* [SUPPLIED DATA]:
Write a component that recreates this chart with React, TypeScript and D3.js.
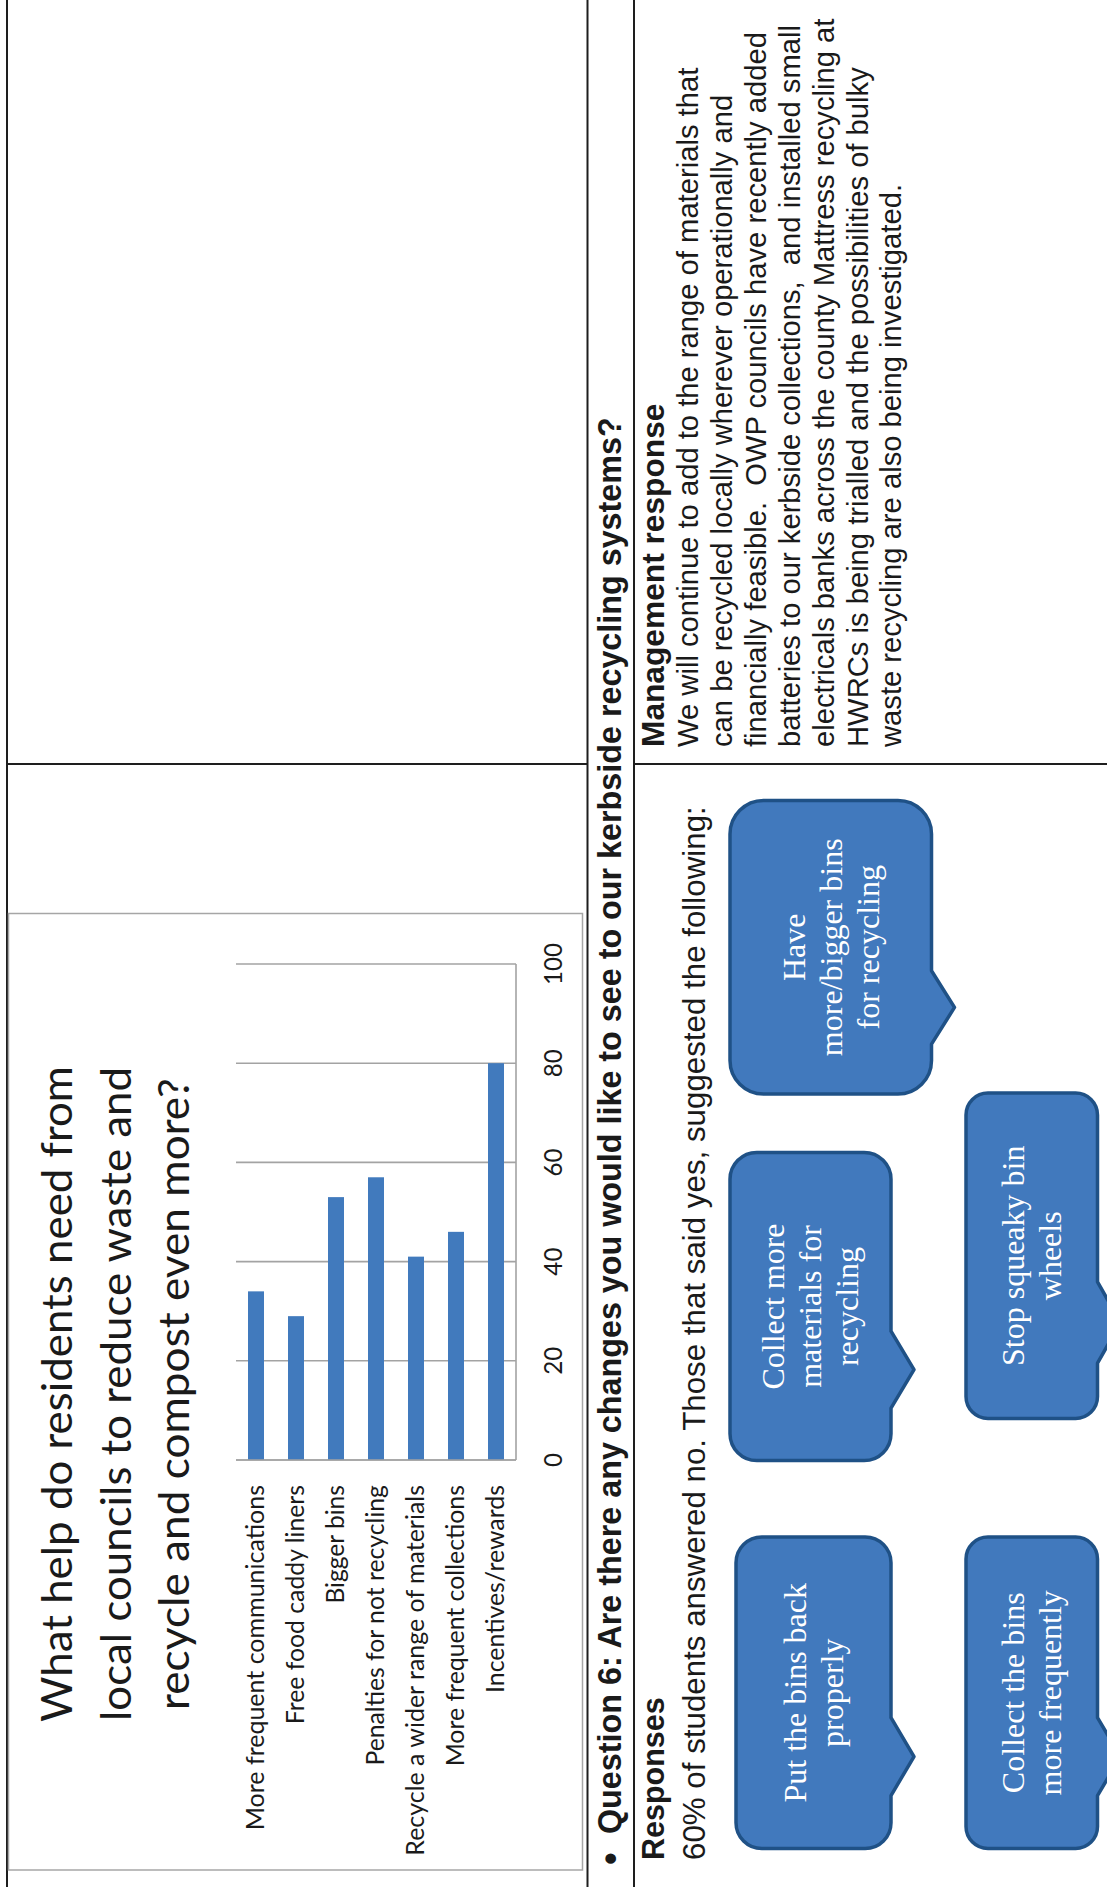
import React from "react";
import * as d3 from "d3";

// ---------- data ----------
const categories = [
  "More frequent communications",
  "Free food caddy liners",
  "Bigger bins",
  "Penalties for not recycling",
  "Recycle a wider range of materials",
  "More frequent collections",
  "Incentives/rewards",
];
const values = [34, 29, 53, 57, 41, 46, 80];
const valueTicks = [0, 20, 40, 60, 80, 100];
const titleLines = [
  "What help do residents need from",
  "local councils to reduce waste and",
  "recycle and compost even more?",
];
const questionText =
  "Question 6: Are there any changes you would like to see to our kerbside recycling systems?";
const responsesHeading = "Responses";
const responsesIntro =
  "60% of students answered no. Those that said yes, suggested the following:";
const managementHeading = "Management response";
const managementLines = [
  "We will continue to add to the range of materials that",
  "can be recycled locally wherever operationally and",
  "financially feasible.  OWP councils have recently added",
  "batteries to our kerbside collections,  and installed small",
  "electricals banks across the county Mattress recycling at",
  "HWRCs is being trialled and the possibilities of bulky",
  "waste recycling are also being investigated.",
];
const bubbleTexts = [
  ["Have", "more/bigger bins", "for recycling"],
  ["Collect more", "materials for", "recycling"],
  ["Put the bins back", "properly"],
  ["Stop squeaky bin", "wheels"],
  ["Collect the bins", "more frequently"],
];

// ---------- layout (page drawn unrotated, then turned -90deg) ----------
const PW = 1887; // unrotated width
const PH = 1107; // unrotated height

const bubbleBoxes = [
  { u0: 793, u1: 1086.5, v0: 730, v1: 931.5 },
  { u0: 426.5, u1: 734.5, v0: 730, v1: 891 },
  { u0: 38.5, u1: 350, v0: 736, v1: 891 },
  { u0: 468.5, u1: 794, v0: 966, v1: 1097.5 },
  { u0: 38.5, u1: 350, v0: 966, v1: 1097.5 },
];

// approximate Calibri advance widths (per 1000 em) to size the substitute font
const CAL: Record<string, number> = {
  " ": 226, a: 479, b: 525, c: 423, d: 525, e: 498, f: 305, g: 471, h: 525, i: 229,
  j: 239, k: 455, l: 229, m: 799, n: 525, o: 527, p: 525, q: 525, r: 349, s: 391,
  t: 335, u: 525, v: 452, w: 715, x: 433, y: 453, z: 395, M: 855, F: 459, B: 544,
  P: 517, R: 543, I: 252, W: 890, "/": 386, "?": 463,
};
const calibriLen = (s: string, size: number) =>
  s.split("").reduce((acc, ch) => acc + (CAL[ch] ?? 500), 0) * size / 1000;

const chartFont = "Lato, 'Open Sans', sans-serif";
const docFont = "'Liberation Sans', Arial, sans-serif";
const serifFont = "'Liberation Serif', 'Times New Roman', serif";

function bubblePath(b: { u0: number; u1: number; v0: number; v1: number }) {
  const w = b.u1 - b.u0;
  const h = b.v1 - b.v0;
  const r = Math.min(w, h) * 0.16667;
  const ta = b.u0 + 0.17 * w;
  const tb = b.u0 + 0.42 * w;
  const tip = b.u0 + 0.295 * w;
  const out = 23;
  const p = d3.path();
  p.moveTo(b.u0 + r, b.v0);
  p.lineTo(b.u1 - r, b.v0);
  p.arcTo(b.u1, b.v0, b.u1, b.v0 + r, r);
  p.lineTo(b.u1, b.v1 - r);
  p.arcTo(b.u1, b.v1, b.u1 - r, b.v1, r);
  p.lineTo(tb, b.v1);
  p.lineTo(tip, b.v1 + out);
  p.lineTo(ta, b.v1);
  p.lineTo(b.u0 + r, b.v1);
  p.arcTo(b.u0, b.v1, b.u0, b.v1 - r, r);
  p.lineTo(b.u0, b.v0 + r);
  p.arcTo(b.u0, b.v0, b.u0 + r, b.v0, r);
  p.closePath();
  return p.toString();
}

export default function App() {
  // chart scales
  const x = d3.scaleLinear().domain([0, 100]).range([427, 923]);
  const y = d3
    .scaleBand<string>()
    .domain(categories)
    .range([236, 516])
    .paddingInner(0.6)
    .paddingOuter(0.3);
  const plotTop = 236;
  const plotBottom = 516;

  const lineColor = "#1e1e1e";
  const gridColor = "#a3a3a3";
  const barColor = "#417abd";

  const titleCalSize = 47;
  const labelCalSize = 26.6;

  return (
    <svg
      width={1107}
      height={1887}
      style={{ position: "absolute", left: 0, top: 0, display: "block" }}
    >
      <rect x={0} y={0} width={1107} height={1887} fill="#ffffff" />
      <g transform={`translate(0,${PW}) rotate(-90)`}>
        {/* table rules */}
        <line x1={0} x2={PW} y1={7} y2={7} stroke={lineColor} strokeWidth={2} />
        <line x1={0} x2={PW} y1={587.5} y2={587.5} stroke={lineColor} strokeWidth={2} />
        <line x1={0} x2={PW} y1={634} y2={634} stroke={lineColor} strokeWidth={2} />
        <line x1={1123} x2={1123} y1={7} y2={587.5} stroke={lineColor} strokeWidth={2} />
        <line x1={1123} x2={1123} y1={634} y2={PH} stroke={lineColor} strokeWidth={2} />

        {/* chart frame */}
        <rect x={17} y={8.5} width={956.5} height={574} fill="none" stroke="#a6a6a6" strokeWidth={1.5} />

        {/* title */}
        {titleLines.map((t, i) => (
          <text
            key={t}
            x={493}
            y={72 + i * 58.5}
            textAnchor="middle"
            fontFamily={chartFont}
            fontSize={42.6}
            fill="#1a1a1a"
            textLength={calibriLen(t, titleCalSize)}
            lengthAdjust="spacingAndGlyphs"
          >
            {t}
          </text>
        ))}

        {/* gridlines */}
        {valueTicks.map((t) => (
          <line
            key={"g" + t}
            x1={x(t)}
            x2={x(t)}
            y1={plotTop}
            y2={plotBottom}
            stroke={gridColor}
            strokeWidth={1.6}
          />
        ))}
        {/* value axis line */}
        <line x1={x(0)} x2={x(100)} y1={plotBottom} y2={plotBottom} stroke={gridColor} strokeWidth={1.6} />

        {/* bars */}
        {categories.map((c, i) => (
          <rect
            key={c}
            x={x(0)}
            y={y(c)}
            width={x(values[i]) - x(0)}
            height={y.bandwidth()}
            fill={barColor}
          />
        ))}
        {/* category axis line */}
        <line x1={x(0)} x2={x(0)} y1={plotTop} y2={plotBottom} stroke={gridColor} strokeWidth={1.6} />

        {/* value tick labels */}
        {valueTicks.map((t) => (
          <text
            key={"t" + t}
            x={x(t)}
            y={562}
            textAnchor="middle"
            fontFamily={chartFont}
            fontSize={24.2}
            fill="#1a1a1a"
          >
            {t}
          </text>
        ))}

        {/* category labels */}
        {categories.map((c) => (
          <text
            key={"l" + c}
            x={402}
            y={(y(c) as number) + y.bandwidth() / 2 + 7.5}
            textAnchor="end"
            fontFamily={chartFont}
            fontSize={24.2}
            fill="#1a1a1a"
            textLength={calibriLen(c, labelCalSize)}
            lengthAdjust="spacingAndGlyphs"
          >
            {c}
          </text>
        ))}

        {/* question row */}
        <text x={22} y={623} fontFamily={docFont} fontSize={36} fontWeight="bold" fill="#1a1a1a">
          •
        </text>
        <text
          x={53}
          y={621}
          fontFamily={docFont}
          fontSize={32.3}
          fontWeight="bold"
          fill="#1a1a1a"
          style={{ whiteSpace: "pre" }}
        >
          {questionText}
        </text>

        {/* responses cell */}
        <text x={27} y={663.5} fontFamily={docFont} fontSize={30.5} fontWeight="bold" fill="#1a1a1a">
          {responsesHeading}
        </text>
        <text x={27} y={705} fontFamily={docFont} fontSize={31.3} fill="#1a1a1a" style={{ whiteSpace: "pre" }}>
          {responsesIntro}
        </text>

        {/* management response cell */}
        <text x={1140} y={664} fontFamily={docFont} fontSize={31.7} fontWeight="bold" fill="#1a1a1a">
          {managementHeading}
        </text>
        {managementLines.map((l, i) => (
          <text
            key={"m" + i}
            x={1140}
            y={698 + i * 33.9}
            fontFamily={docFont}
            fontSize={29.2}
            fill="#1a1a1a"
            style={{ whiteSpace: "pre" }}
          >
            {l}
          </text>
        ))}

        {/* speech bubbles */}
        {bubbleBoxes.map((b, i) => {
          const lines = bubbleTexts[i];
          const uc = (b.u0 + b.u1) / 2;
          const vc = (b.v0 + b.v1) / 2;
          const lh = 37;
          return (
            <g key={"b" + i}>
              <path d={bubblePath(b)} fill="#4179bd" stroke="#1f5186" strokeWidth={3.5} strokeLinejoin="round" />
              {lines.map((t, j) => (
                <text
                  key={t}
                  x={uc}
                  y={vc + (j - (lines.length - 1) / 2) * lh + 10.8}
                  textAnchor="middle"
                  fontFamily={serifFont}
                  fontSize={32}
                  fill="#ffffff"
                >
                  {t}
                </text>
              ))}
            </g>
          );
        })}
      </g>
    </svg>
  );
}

* [EXERCISE DESCRIPTION]:
Repeat the lines exactly as they stand, from the opening line of the data through the line with "import * as". Pictures stay out of the copy.

* [THE COMPLETED TASK]:
Write a component that recreates this chart with React, TypeScript and D3.js.
import React from "react";
import * as d3 from "d3";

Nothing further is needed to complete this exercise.